Gallant offered Khamenei a stark ultimatum: “Abandon your war against a small, determined country a thousand miles from your border, and focus instead on the welfare and future of your own people,” he wrote. “But if you choose wrong again, we will be there, waiting.”
Netanyahu says Iran incapable of peace
Israeli Prime Minister Benjamin Netanyahu said Wednesday that Iran's leadership cannot be trusted to abandon its nuclear and military ambitions, casting doubt on any future diplomatic efforts by the United States.
“That regime has a built-in DNA, and that DNA says: ‘No America, no Israel,’” Netanyahu told Fox News in an interview aired during his visit to Washington to meet President Donald Trump.
“A good deal with Iran means they stop all nuclear activity, all enrichment. They would stop building these ballistic missiles… They would also dismantle the terror axis. But I think that’s not the regime we’re dealing with.”
Netanyahu said Iran’s nuclear activity accelerated after Israel “crushed Hezbollah” in Lebanon late last year, claiming that Tehran “rushed to nuclear weapons” after the loss of its main ally.
Iran could resume cooperation with with the International Atomic Energy Agency (IAEA) if the UN watchdog ends its “double standards”, President Masoud Pezeshkian told the European Council president according to state media.
The comments follow the exit of IAEA inspectors from Iran following Israeli and US attacks on Iranian nuclear facilities and after Iran's parliament suspended cooperation with the body, but suggest openness to renewed ties.
“The continuation of cooperation is conditional on correcting the agency’s double behavior regarding Iran’s nuclear case,” Pezeshkian said. He also warned that “failure to respect impartiality in reporting undermines the IAEA’s credibility.”
Pezeshkian added that any future attacks on Iran would be met with “a stronger and more regrettable response.”
A fragile ceasefire continues between Iran and Israel after a 12-day war in which the Jewish state pounded the Islamic Republic. US officials say communications with Iran are ongoing and both sides have expressed openness to resuming talks.
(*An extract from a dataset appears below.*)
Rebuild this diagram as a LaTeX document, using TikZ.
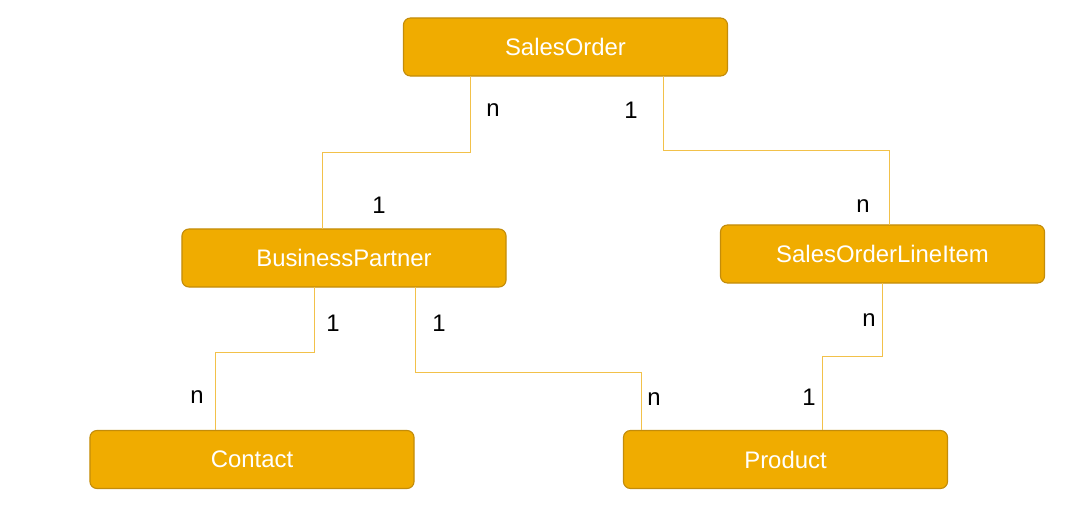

Tehran has accused the IAEA of sharing sensitive information with Israel and the US, and of failing to condemn last month’s airstrikes on Iranian nuclear facilities.
“In each of the possible scenarios, a diplomatic agreement must be reached. The appropriate systemic verification should be part of such an agreement, and the necessary structure should be in place,” Grossi said.
Grossi added that he remains hopeful about resuming cooperation with Iran soon, saying that talks are ongoing through intermediaries.